- **Data in this exercise**:
★ ★ ★ ★

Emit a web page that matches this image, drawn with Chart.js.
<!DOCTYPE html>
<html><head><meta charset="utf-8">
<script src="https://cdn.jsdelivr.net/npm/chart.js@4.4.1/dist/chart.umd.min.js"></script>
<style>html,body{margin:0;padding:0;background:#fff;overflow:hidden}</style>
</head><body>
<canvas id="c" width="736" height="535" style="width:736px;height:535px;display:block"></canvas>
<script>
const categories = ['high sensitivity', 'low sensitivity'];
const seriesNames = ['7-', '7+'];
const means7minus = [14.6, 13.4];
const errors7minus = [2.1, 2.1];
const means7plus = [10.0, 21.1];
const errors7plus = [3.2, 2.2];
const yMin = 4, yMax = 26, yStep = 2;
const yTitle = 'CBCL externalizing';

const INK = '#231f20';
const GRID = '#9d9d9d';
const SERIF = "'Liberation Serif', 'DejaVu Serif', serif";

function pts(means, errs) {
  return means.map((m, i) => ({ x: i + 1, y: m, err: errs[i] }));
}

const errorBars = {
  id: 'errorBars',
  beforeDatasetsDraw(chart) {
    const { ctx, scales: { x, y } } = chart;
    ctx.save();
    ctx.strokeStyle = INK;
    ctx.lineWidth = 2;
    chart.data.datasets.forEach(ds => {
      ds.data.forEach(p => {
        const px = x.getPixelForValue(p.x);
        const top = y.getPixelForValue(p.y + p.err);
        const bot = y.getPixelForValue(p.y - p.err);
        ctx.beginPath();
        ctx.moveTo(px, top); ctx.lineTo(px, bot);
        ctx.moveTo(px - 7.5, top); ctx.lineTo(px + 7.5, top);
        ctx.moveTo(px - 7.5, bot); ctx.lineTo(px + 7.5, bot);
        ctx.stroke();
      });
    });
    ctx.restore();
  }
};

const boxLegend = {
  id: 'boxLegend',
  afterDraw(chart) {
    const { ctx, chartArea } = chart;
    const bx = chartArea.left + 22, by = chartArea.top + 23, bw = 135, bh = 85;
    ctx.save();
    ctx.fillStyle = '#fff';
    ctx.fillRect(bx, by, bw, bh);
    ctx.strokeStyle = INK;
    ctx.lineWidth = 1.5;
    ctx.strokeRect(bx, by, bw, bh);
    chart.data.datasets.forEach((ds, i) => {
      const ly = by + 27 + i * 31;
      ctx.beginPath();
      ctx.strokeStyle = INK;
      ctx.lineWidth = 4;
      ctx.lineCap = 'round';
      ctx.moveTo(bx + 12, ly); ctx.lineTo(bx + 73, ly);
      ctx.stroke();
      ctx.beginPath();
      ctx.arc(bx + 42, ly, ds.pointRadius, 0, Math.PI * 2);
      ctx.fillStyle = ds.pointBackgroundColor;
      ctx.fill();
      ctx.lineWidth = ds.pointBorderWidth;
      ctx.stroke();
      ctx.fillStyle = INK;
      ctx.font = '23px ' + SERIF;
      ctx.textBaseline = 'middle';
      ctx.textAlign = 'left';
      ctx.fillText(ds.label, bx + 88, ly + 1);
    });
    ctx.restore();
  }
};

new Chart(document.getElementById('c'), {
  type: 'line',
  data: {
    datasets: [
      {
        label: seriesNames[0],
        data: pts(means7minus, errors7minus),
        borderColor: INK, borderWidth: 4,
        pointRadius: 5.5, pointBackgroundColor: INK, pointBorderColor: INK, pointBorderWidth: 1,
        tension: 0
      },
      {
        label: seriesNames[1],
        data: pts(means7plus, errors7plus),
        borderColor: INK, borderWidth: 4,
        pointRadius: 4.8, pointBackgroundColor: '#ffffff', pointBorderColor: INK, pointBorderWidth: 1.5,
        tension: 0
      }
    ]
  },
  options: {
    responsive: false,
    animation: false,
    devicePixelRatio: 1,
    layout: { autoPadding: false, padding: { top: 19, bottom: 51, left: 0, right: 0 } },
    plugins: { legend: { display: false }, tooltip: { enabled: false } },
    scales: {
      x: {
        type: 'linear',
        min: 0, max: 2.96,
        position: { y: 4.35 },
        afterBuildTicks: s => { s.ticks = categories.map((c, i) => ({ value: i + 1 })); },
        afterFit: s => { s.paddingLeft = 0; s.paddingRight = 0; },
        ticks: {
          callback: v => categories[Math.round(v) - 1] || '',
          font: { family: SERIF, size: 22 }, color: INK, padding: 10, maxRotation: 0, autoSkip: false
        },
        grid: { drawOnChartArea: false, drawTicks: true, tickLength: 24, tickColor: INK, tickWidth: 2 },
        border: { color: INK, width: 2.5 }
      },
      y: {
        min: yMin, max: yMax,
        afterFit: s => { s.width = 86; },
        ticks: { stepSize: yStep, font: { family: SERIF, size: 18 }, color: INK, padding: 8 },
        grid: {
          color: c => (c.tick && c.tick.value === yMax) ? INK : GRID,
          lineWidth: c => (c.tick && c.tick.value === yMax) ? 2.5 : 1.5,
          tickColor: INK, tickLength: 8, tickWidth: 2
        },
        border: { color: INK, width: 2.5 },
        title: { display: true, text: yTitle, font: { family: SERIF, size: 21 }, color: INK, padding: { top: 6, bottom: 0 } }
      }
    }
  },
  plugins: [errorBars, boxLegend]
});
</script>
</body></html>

★ ★ ★ ★

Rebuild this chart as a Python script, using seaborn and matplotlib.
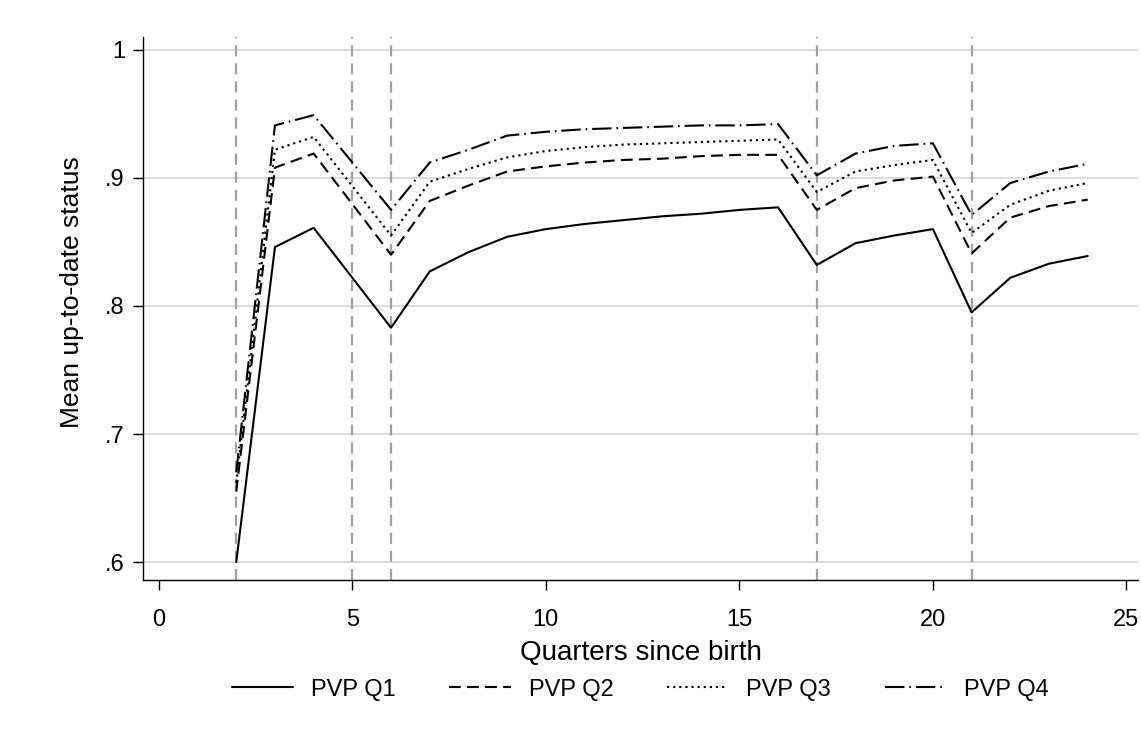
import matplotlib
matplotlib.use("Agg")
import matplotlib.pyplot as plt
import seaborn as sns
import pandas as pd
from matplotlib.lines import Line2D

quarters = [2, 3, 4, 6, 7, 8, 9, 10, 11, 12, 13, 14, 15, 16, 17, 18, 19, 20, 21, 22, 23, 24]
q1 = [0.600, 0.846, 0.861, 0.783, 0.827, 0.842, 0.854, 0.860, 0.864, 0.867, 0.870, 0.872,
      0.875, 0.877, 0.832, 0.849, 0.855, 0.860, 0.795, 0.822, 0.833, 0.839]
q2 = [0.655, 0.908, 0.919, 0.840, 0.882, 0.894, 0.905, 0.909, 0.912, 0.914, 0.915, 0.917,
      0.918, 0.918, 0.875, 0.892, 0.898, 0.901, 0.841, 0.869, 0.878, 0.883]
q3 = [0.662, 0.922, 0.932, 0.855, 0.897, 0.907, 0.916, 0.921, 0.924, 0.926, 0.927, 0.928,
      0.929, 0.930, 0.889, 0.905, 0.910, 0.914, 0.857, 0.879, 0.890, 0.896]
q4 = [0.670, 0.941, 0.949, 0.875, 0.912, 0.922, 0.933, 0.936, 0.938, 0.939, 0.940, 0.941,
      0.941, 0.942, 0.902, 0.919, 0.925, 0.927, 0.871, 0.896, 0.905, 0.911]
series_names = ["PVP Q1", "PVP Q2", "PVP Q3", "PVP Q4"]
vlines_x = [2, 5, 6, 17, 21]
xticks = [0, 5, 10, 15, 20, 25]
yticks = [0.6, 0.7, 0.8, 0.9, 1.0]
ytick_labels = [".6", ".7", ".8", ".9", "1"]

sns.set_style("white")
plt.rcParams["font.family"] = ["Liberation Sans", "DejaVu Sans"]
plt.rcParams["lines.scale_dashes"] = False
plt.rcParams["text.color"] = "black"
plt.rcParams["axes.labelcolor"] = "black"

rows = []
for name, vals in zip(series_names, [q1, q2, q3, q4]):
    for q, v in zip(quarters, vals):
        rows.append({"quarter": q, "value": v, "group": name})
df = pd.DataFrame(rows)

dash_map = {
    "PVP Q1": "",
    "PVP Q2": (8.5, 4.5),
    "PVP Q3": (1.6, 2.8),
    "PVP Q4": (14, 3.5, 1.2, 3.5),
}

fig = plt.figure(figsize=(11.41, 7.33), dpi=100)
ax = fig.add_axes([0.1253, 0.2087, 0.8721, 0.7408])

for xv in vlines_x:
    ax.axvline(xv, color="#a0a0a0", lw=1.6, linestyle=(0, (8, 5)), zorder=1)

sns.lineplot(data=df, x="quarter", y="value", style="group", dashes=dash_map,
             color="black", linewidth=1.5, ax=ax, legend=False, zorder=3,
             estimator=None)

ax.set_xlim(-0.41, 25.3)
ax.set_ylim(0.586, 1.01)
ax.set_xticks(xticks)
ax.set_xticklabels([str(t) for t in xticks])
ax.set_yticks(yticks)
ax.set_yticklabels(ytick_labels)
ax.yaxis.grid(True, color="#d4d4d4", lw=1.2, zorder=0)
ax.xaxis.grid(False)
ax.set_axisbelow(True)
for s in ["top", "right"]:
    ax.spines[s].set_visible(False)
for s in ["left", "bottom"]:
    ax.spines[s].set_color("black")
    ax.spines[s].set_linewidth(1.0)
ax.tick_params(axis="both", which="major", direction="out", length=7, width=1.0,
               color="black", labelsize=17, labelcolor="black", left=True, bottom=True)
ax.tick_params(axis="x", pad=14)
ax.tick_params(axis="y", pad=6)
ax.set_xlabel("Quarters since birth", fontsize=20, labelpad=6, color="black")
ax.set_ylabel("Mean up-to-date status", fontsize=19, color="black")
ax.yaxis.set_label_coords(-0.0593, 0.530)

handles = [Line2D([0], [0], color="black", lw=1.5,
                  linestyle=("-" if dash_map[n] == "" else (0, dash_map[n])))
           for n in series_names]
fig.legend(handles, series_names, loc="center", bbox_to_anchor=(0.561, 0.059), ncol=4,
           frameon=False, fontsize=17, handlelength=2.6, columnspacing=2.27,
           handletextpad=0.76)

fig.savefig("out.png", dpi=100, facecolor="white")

★ ★ ★ ★

Only the lines from the one bearing "Rebuild this chart" to the one bearing "from matplotlib.lines import Line2D", both included, should be restated word for word, with pictures left out.

- **Full solution**:
Rebuild this chart as a Python script, using seaborn and matplotlib.
import matplotlib
matplotlib.use("Agg")
import matplotlib.pyplot as plt
import seaborn as sns
import pandas as pd
from matplotlib.lines import Line2D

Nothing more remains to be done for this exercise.